DKM | Immer wieder ist von Angriffen auf Krankenhäuser und Hilfeteams zu lesen. Wie kommt es dazu?
JM | Wir haben jeweils unsere eigenen Sicherheitsexperten vor Ort. Eine absolute Garantie, dass sich die bewaffneten Gruppen an ihre Zusagen zur Sicherheit unserer Mitarbeiter halten, hat man nie, aber man kann mit den Konfliktparteien verhandeln, um Akzeptanz für unsere Arbeit zu erzeugen. Aber leider ist es in den letzten Jahren häufiger geworden, dass neutrale medizinische Einrichtungen, selbst wenn sie deutlich gekennzeichnet sind, plötzlich gezielt angegriffen werden. Eigentlich besteht für sie eine völkerrechtliche Konvention, dass sie nicht angegriffen werden. Der Grund für diesen ausdrücklichen Schutz liegt darin, dass man sehr vielen Menschen schaden kann und die Bevölkerung einschüchtert, wenn man einen Arzt umbringt oder ein Krankenhaus zerstört – oder die einheimischen Mitarbeiter von Gesundheitseinrichtungen verfolgt, wie es in Syrien passiert. Das macht unsere Arbeit viel schwieriger. Es ist leider heutzutage auch so, dass militärische Einsätze, die zur Lösung von Konflikten führen sollen, häufig als «humanitär» bezeichnet werden. Ein humanitärer Einsatz ist aber grundsätzlich etwas anderes als ein militärischer Einsatz! Das kann zu einer Verwirrung führen, wenn eine Armee – wie in Afghanistan – sagt: «Wir machen humanitäre Hilfe», es aber ein politischer und militärischer Einsatz mit bestimmten Interessen ist. Die Bevölkerung kann die rein humanitäre und medizinische Hilfe von neutralen Organisationen dann kaum mehr davon unterscheiden – vor allem auch nicht die Rebellen und Kriegsparteien. Dadurch werden Mitarbeiter von humanitären Organisationen und die hilfsbedürftige Zivilbevölkerung gefährdet.
DKM | Was ist für Sie wesentlich neben der konkreten medizinischen Notfallhilfe?
JM | Durch die medizinische und humanitäre Hilfe entsteht eine besondere Nähe zu den Menschen.
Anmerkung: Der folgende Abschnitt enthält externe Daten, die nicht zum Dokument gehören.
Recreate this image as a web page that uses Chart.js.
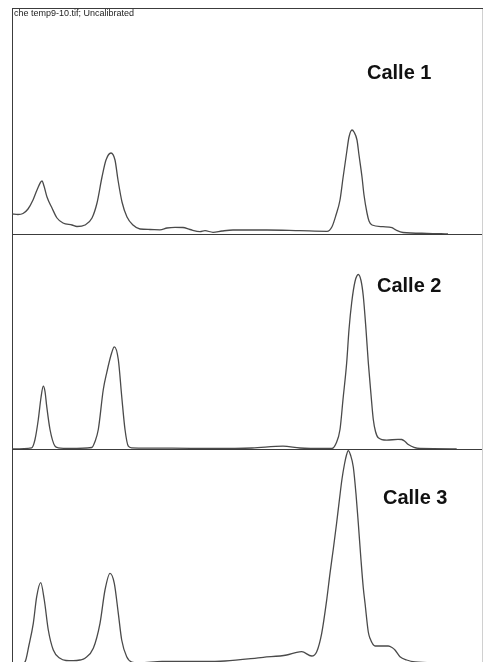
<!DOCTYPE html>
<html>
<head>
<meta charset="utf-8">
<script src="https://cdn.jsdelivr.net/npm/chart.js@4.4.1/dist/chart.umd.min.js"></script>
<style>
  body { margin: 0; background: #fff; width: 483px; height: 662px; overflow: hidden; position: relative; font-family: "Liberation Sans", Arial, sans-serif; }
  canvas { position: absolute; left: 0; }
  .title { position: absolute; left: 14px; top: 9px; font-size: 9px; line-height: 9px; color: #222; white-space: nowrap; }
  .lane { position: absolute; font-size: 20px; line-height: 20px; font-weight: bold; color: #111; white-space: nowrap; }
</style>
</head>
<body>
<canvas id="lane1" width="483" height="235" style="top:0px"></canvas>
<canvas id="lane2" width="483" height="215" style="top:235px"></canvas>
<canvas id="lane3" width="483" height="215" style="top:450px"></canvas>
<div class="title">che temp9-10.tif; Uncalibrated</div>
<div class="lane" style="left:367px; top:62px">Calle 1</div>
<div class="lane" style="left:377px; top:275px">Calle 2</div>
<div class="lane" style="left:383px; top:487px">Calle 3</div>
<script>
// perfiles de densidad de cada calle (posicion en el gel, intensidad)
let lane1Pos = [0, 6, 11, 16, 21, 25, 30, 32, 35, 40,
    45, 51, 60, 65, 73, 80, 85, 90, 94, 99,
    103, 106, 110, 115, 121, 128, 138, 148, 155, 163,
    171, 178, 188, 193, 201, 210, 221, 255, 288, 315,
    320, 324, 328, 331, 335, 337, 340, 342, 345, 347,
    350, 352, 355, 357, 360, 371, 380, 384, 391, 415,
    436];
let lane1Val = [20, 19.5, 20.5, 25, 34, 44, 53, 48, 37, 26,
    16, 11, 9, 7.5, 9, 16, 31, 57, 74, 81,
    74, 54, 32, 17, 9, 5, 4.5, 4.2, 6, 6.7,
    6.5, 4.5, 2.3, 3.3, 1.7, 3, 4, 4, 3.3, 2.7,
    7.3, 19, 34, 56, 84, 97, 104, 102, 94, 79,
    57, 39, 21, 13, 9, 7.3, 6.3, 4, 1.5, 0.7,
    0];

let lane2Pos = [0, 19.7, 23, 26.3, 29, 31.3, 33, 34.7, 38, 43,
    46.3, 58, 79.7, 83, 86.3, 91.3, 94.7, 99.7, 102.3, 106.3,
    109.7, 113, 116.3, 119.7, 160, 200, 240, 271, 288, 313,
    319.7, 324, 328, 331, 334.7, 337, 339.7, 343, 346.3, 349,
    351.3, 354, 356.3, 359, 361.3, 363.5, 366.3, 374.7, 386, 389.7,
    393, 396.3, 402, 408, 444.7];
let lane2Val = [0, 1.2, 9.5, 29.5, 51.5, 62.8, 57.5, 42.8, 19.5, 2.8,
    1.2, 0.5, 1.5, 7.5, 19.5, 59.5, 76.2, 96.2, 102.2, 89.5,
    52.8, 19.5, 2.8, 1.2, 0.8, 0.5, 1, 2.8, 1, 0.5,
    0.5, 5.5, 19.5, 49.5, 86.5, 119.5, 146.5, 167.5, 174.5, 168.5,
    152.8, 119.5, 86.5, 54.5, 29.5, 17.5, 11.2, 8.8, 9.7, 9.5,
    7.5, 4.5, 1.7, 0.5, 0.2];

let lane3Pos = [0, 13, 17, 21.3, 24.7, 28.7, 32.3, 36.3, 41.3, 48,
    54, 61.3, 68, 73, 81.3, 88, 93, 98, 102.3, 106.3,
    109.7, 114.7, 119.7, 128, 150, 190, 213, 251.3, 274.7, 284.7,
    289.7, 299.7, 304.7, 309.7, 314.7, 318, 321.3, 324.5, 327.5, 330,
    332.5, 334.5, 336.3, 338.5, 341.3, 344, 346.3, 349, 351.3, 353,
    356.3, 358, 363, 376.3, 380, 383, 388, 394.7, 403, 428];
let lane3Val = [-4, 2, 19, 40.7, 67.3, 81.3, 64, 34, 14, 5.7,
    3.5, 3.3, 4, 5.7, 15.7, 40.7, 74, 90.7, 80.7, 50.7,
    24, 7.3, 2, 1, 2.5, 2.5, 3, 6.7, 9, 11.7,
    12.3, 8, 12.3, 30.7, 64, 90.7, 115, 140, 165, 185,
    200, 209, 213.3, 209, 197, 170, 140.7, 104, 76, 61,
    32, 25.7, 18, 18, 16.5, 14, 7.3, 4, 2, 1];

let xMax = 470;
let lineColor = "#4a4a4a";
let axisColor = "#3c3c3c";

function hiddenAxis(extra) {
    return Object.assign({
        ticks: { display: false },
        grid: { display: false, drawTicks: false },
        border: { display: true, color: axisColor, width: 1 }
    }, extra);
}

function drawLane(canvasId, pos, val, yMax, padTop, withTop) {
    let points = pos.map((x, i) => ({ x: x, y: val[i] }));

    let scales = {
        x: hiddenAxis({ type: "linear", position: "bottom", min: 0, max: xMax }),
        y: hiddenAxis({ position: "left", min: 0, max: yMax }),
        yRight: hiddenAxis({ position: "right", min: 0, max: 1,
            border: { display: true, color: "#d0d0d0", width: 1 } })
    };
    if (withTop) {
        scales.xTop = hiddenAxis({ type: "linear", position: "top", min: 0, max: xMax });
    }

    let ctx = document.getElementById(canvasId).getContext("2d");
    new Chart(ctx, {
        type: "line",
        data: {
            datasets: [{
                data: points,
                borderColor: lineColor,
                borderWidth: 1.3,
                pointRadius: 0,
                fill: false,
                cubicInterpolationMode: "monotone"
            }]
        },
        options: {
            responsive: false,
            animation: false,
            layout: { padding: { top: padTop, right: 1, bottom: 1, left: 12 } },
            plugins: { legend: { display: false }, tooltip: { enabled: false } },
            scales: scales
        }
    });
}

drawLane("lane1", lane1Pos, lane1Val, 226, 8, true);
drawLane("lane2", lane2Pos, lane2Val, 214, 0, false);
drawLane("lane3", lane3Pos, lane3Val, 214, 0, false);
</script>
</body>
</html>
Wir werden Zeugen ihrer Not – und können so auch ein Sprachrohr für vernachlässigte Menschen in der Welt werden, wenn wir wieder zurückkommen und darüber berichten. Ich erinnere mich auch an beeindruckende Menschen, die mir bei meiner Arbeit in Krisengebieten begegnet sind, die oft so viel Leid mitgemacht haben und doch eine große Stärke zeigten und wieder Lebensfreude ausstrahlten. Das gibt mir selbst Energie, Lebensenergie.